Goal: Player A wants to build a path from the top left cell to the bottom right cell (an "A-path"), with the smallest possible value. Player B has the same goal, with a path going from the bottom left cell to the top right cell (a "B-path").
Sequence: Player A begins. He or she chooses a digit between 1 and 16 from the list on top and puts it into one of the cells of the board. Then it is player B's turn. He or she chooses a digit among those not yet used, and puts it into a cell still empty.
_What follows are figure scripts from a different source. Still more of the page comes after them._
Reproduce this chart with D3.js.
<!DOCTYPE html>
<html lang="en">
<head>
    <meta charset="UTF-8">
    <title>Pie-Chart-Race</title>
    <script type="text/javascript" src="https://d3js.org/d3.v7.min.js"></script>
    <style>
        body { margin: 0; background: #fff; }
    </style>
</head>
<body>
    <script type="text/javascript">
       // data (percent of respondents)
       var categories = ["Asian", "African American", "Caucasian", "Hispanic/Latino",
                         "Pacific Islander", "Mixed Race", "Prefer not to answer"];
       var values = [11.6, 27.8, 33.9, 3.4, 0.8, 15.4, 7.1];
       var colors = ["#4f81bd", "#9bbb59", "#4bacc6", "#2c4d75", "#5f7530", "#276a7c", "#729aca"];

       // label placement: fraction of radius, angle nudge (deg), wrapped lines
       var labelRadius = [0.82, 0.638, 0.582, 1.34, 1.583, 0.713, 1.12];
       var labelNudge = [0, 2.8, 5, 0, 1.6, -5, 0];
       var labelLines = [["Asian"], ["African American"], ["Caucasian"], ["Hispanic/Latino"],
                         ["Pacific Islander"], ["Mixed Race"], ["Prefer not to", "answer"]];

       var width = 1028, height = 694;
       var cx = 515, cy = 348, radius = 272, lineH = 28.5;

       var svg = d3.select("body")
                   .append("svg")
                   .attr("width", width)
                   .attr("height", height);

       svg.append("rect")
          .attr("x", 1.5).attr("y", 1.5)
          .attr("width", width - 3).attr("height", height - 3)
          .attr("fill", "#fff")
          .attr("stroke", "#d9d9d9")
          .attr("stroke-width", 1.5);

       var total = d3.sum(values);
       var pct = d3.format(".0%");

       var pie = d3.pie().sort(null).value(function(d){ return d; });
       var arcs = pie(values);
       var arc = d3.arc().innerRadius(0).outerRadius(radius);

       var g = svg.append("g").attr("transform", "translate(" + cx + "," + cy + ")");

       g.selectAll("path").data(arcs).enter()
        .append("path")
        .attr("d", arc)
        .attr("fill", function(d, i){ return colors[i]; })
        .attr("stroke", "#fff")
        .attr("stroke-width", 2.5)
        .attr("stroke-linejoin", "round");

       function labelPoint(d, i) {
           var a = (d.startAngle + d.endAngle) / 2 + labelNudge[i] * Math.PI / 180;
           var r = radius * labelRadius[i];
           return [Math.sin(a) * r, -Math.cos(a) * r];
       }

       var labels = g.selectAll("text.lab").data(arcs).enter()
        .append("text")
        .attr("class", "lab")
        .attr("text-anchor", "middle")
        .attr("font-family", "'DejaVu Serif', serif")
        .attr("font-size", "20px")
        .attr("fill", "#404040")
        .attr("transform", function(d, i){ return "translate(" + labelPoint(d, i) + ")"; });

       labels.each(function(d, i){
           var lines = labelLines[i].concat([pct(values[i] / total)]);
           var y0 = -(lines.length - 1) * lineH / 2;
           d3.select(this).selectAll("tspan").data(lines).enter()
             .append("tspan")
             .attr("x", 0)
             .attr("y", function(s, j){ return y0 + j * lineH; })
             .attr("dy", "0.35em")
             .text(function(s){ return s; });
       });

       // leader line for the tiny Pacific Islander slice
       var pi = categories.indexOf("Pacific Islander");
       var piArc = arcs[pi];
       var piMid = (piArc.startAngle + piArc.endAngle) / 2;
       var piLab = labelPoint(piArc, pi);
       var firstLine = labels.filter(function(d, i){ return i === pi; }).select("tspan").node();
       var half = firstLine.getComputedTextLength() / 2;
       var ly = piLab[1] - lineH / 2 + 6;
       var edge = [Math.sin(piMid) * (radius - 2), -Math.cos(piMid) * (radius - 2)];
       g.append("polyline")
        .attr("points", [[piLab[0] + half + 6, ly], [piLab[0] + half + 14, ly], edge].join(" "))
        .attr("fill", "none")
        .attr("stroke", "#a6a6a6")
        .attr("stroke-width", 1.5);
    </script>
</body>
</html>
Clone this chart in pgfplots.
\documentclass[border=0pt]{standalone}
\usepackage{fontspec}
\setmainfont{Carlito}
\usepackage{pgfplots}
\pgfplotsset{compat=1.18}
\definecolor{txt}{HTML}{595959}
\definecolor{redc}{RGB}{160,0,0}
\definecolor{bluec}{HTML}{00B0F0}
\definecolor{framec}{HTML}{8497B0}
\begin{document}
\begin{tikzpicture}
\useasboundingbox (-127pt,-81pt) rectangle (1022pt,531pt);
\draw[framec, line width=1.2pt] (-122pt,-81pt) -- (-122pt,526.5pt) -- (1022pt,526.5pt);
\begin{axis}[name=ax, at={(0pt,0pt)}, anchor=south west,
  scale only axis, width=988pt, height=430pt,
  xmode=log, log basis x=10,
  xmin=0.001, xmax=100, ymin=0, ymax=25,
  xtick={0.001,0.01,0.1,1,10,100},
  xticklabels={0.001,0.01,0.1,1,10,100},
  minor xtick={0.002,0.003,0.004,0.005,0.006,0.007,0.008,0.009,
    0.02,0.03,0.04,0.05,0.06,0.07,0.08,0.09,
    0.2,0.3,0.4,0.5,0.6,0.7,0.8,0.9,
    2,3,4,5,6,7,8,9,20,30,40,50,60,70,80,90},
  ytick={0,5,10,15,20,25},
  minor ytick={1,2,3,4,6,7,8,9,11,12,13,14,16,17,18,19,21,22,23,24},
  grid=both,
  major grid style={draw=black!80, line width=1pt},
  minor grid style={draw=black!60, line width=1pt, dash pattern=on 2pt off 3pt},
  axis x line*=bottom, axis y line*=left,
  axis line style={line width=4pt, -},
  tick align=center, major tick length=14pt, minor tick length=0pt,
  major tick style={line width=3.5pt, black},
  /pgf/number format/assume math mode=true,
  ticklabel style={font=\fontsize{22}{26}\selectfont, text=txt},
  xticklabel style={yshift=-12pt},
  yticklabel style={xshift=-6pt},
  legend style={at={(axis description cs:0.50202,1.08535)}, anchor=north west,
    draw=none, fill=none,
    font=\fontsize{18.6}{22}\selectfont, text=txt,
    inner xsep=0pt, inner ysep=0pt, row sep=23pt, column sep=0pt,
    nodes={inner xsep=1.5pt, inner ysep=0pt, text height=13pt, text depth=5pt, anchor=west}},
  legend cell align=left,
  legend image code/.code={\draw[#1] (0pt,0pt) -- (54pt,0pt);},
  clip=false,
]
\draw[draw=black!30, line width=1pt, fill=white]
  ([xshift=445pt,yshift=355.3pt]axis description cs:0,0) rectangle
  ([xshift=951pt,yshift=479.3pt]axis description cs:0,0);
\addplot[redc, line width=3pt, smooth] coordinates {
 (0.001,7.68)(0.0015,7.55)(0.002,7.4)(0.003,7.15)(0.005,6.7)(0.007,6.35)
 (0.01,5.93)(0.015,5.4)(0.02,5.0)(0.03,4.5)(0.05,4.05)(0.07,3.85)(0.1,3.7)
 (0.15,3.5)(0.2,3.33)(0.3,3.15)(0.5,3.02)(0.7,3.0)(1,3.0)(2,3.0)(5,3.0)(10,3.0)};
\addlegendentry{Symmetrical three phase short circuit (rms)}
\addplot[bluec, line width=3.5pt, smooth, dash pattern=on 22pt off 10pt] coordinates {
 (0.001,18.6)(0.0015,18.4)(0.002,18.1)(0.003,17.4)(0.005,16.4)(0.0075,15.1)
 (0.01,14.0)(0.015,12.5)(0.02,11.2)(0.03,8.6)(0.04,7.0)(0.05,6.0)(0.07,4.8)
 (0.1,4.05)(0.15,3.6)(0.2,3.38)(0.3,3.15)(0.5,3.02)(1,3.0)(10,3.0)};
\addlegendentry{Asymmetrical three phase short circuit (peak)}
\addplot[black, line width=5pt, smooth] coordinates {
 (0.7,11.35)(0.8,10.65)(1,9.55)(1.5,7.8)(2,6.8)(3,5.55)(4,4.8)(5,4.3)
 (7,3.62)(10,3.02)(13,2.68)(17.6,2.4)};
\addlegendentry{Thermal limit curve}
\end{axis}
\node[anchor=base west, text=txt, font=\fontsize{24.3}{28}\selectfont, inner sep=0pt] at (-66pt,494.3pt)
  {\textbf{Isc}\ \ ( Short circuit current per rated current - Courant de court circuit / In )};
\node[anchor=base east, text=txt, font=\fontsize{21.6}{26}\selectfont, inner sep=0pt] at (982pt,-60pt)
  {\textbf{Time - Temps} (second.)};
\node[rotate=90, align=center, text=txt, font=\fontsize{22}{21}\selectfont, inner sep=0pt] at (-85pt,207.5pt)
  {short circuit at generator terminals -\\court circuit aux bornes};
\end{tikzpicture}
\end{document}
Then it is A's turn again, and so on until the sixteen digits have been put into the sixteen cells.
Paths: A path of player A (an "A-path") is a sequence of seven adjacent cells (adjacent by sides, not by corners), starting from the top left and ending at the botton right. There are 20 such paths. The value of a path is the sum of the numbers it contains. The program computes automatically the best path for A, that is the "A-path" with the smallest value. A path of player B (a "B-path") goes from the bottom left to the top right. There are also 20 of them. And the programme computes the best.
Winner: The winner is the player who built the shortest path, that is the path with the smallest value. Here is an example:
the shortest "A-path" has value 48, and the shortest "B-path" has value 51, so A won.
Features of the game: This game, very simple in its design and rules (16 cells, 16 "pawns", 20 paths per player), leads nonetheless to a surprising complexity: 400 million billion billion possible games. It displays the characteristics demanded from a good game: simplicity of rules, necessity to think, unexpected flips of situation, limited duration, unknown (so far*) optimal strategy to surely win.
Copyright : André Cabannes (patents INPI & OMPI, 1998)
* In 2015, it was proved that A wins all the time, if he plays well.